### Task to carry out
Write out each line that follows exactly as it stands, without the pictures.

+===+

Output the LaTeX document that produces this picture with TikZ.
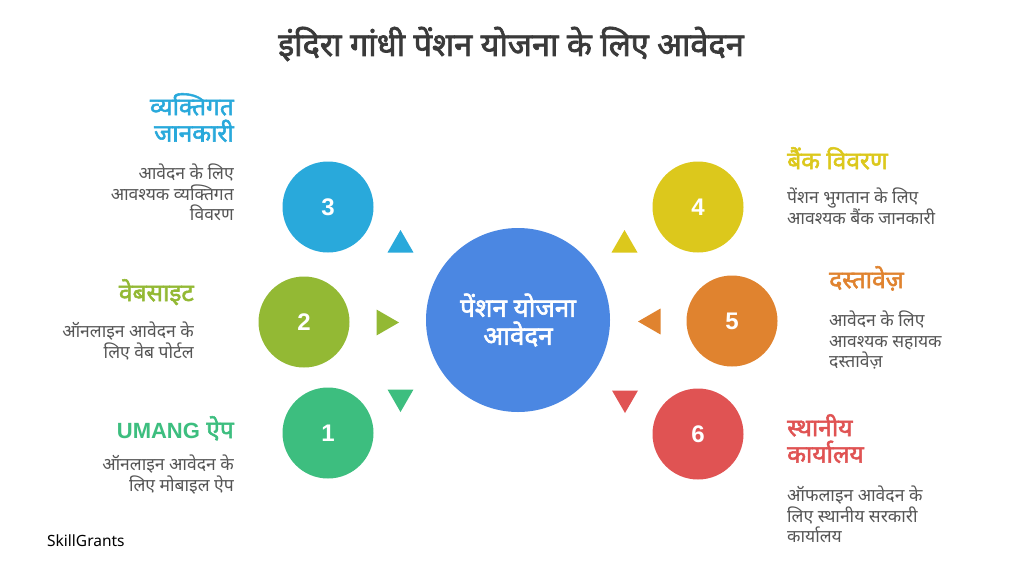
\documentclass[tikz,border=0pt]{standalone}
\usepackage{fontspec}
\setmainfont{Noto Sans}
\newfontfamily\deva[Script=Devanagari, AutoFakeBold=2.2]{Noto Sans}
\newfontfamily\numfont{Liberation Sans}
\usetikzlibrary{shapes.geometric}
\definecolor{cthree}{HTML}{29A9DB}
\definecolor{ctwo}{HTML}{93B934}
\definecolor{cone}{HTML}{3DBE7F}
\definecolor{cfour}{HTML}{DCC81C}
\definecolor{cfive}{HTML}{E0832F}
\definecolor{csix}{HTML}{E05353}
\definecolor{ccenter}{HTML}{4B87E2}
\definecolor{desc}{HTML}{555555}
\definecolor{ttl}{HTML}{3A3A3A}
\tikzset{
  numcirc/.style={circle, minimum size=91pt, inner sep=0pt, text=white, font=\numfont\fontsize{24}{28}\selectfont\bfseries},
  tri/.style={regular polygon, regular polygon sides=3, minimum size=30pt, inner sep=0pt},
  headR/.style={anchor=north east, align=right, inner sep=0pt, font=\deva\fontsize{24.5}{26.5}\selectfont\bfseries},
  headL/.style={anchor=north west, align=left, inner sep=0pt, font=\deva\fontsize{24.5}{26.5}\selectfont\bfseries},
  descR/.style={anchor=north east, align=right, inner sep=0pt, text=desc, font=\deva\fontsize{17.5}{20.5}\selectfont},
  descL/.style={anchor=north west, align=left, inner sep=0pt, text=desc, font=\deva\fontsize{17.5}{20.5}\selectfont},
}
\begin{document}
\begin{tikzpicture}[x=1pt,y=-1pt]
\useasboundingbox[fill=white] (0,0) rectangle (1024,576);
\node[anchor=center, text=ttl, font=\deva\fontsize{32.5}{36}\selectfont\bfseries] (title) at (511,44) {इंदिरा गांधी पेंशन योजना के लिए आवेदन};
\node[circle, minimum size=184pt, inner sep=0pt, fill=ccenter, text=white, align=center, font=\deva\fontsize{26}{28}\selectfont\bfseries] (center) at (518,320) {पेंशन योजना\\आवेदन};
\node[numcirc, fill=cthree] (n3) at (328,207) {3};
\node[numcirc, fill=ctwo] (n2) at (304,322) {2};
\node[numcirc, fill=cone] (n1) at (328,433) {1};
\node[numcirc, fill=cfour] (n4) at (698,207) {4};
\node[numcirc, fill=cfive] (n5) at (732,321) {5};
\node[numcirc, fill=csix] (n6) at (698,434) {6};
\node[tri, fill=cthree] (t3) at (400.5,245) {};
\node[tri, fill=ctwo, shape border rotate=-90] (t2) at (384,322.5) {};
\node[tri, fill=cone, shape border rotate=180] (t1) at (400.5,397) {};
\node[tri, fill=cfour] (t4) at (624.5,245) {};
\node[tri, fill=cfive, shape border rotate=90] (t5) at (653,321.5) {};
\node[tri, fill=csix, shape border rotate=180] (t6) at (625,398) {};
\node[headR, text=cthree] (h3) at (234,93) {व्यक्तिगत\\जानकारी};
\node[descR] (d3) at (234,164) {आवेदन के लिए\\आवश्यक व्यक्तिगत\\विवरण};
\node[headR, text=ctwo] (h2) at (194,279) {वेबसाइट};
\node[descR] (d2) at (194,322) {ऑनलाइन आवेदन के\\लिए वेब पोर्टल};
\node[headR, text=cone] (h1) at (234,416) {{\numfont\bfseries\fontsize{22}{26}\selectfont UMANG} ऐप};
\node[descR] (d1) at (234,455) {ऑनलाइन आवेदन के\\लिए मोबाइल ऐप};
\node[headL, text=cfour] (h4) at (787,147) {बैंक विवरण};
\node[descL] (d4) at (787,188) {पेंशन भुगतान के लिए\\आवश्यक बैंक जानकारी};
\node[headL, text=cfive] (h5) at (829,266) {दस्तावेज़};
\node[descL] (d5) at (829,311) {आवेदन के लिए\\आवश्यक सहायक\\दस्तावेज़};
\node[headL, text=csix] (h6) at (787,414) {स्थानीय\\कार्यालय};
\node[descL] (d6) at (787,486) {ऑफलाइन आवेदन के\\लिए स्थानीय सरकारी\\कार्यालय};
\node[anchor=west, inner sep=0pt, font=\fontsize{15.5}{18}\selectfont] (brand) at (47,541) {SkillGrants};
\end{tikzpicture}
\end{document}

+===+

### Worked answer
Output the LaTeX document that produces this picture with TikZ.
\documentclass[tikz,border=0pt]{standalone}
\usepackage{fontspec}
\setmainfont{Noto Sans}
\newfontfamily\deva[Script=Devanagari, AutoFakeBold=2.2]{Noto Sans}
\newfontfamily\numfont{Liberation Sans}
\usetikzlibrary{shapes.geometric}
\definecolor{cthree}{HTML}{29A9DB}
\definecolor{ctwo}{HTML}{93B934}
\definecolor{cone}{HTML}{3DBE7F}
\definecolor{cfour}{HTML}{DCC81C}
\definecolor{cfive}{HTML}{E0832F}
\definecolor{csix}{HTML}{E05353}
\definecolor{ccenter}{HTML}{4B87E2}
\definecolor{desc}{HTML}{555555}
\definecolor{ttl}{HTML}{3A3A3A}
\tikzset{
  numcirc/.style={circle, minimum size=91pt, inner sep=0pt, text=white, font=\numfont\fontsize{24}{28}\selectfont\bfseries},
  tri/.style={regular polygon, regular polygon sides=3, minimum size=30pt, inner sep=0pt},
  headR/.style={anchor=north east, align=right, inner sep=0pt, font=\deva\fontsize{24.5}{26.5}\selectfont\bfseries},
  headL/.style={anchor=north west, align=left, inner sep=0pt, font=\deva\fontsize{24.5}{26.5}\selectfont\bfseries},
  descR/.style={anchor=north east, align=right, inner sep=0pt, text=desc, font=\deva\fontsize{17.5}{20.5}\selectfont},
  descL/.style={anchor=north west, align=left, inner sep=0pt, text=desc, font=\deva\fontsize{17.5}{20.5}\selectfont},
}
\begin{document}
\begin{tikzpicture}[x=1pt,y=-1pt]
\useasboundingbox[fill=white] (0,0) rectangle (1024,576);
\node[anchor=center, text=ttl, font=\deva\fontsize{32.5}{36}\selectfont\bfseries] (title) at (511,44) {इंदिरा गांधी पेंशन योजना के लिए आवेदन};
\node[circle, minimum size=184pt, inner sep=0pt, fill=ccenter, text=white, align=center, font=\deva\fontsize{26}{28}\selectfont\bfseries] (center) at (518,320) {पेंशन योजना\\आवेदन};
\node[numcirc, fill=cthree] (n3) at (328,207) {3};
\node[numcirc, fill=ctwo] (n2) at (304,322) {2};
\node[numcirc, fill=cone] (n1) at (328,433) {1};
\node[numcirc, fill=cfour] (n4) at (698,207) {4};
\node[numcirc, fill=cfive] (n5) at (732,321) {5};
\node[numcirc, fill=csix] (n6) at (698,434) {6};
\node[tri, fill=cthree] (t3) at (400.5,245) {};
\node[tri, fill=ctwo, shape border rotate=-90] (t2) at (384,322.5) {};
\node[tri, fill=cone, shape border rotate=180] (t1) at (400.5,397) {};
\node[tri, fill=cfour] (t4) at (624.5,245) {};
\node[tri, fill=cfive, shape border rotate=90] (t5) at (653,321.5) {};
\node[tri, fill=csix, shape border rotate=180] (t6) at (625,398) {};
\node[headR, text=cthree] (h3) at (234,93) {व्यक्तिगत\\जानकारी};
\node[descR] (d3) at (234,164) {आवेदन के लिए\\आवश्यक व्यक्तिगत\\विवरण};
\node[headR, text=ctwo] (h2) at (194,279) {वेबसाइट};
\node[descR] (d2) at (194,322) {ऑनलाइन आवेदन के\\लिए वेब पोर्टल};
\node[headR, text=cone] (h1) at (234,416) {{\numfont\bfseries\fontsize{22}{26}\selectfont UMANG} ऐप};
\node[descR] (d1) at (234,455) {ऑनलाइन आवेदन के\\लिए मोबाइल ऐप};
\node[headL, text=cfour] (h4) at (787,147) {बैंक विवरण};
\node[descL] (d4) at (787,188) {पेंशन भुगतान के लिए\\आवश्यक बैंक जानकारी};
\node[headL, text=cfive] (h5) at (829,266) {दस्तावेज़};
\node[descL] (d5) at (829,311) {आवेदन के लिए\\आवश्यक सहायक\\दस्तावेज़};
\node[headL, text=csix] (h6) at (787,414) {स्थानीय\\कार्यालय};
\node[descL] (d6) at (787,486) {ऑफलाइन आवेदन के\\लिए स्थानीय सरकारी\\कार्यालय};
\node[anchor=west, inner sep=0pt, font=\fontsize{15.5}{18}\selectfont] (brand) at (47,541) {SkillGrants};
\end{tikzpicture}
\end{document}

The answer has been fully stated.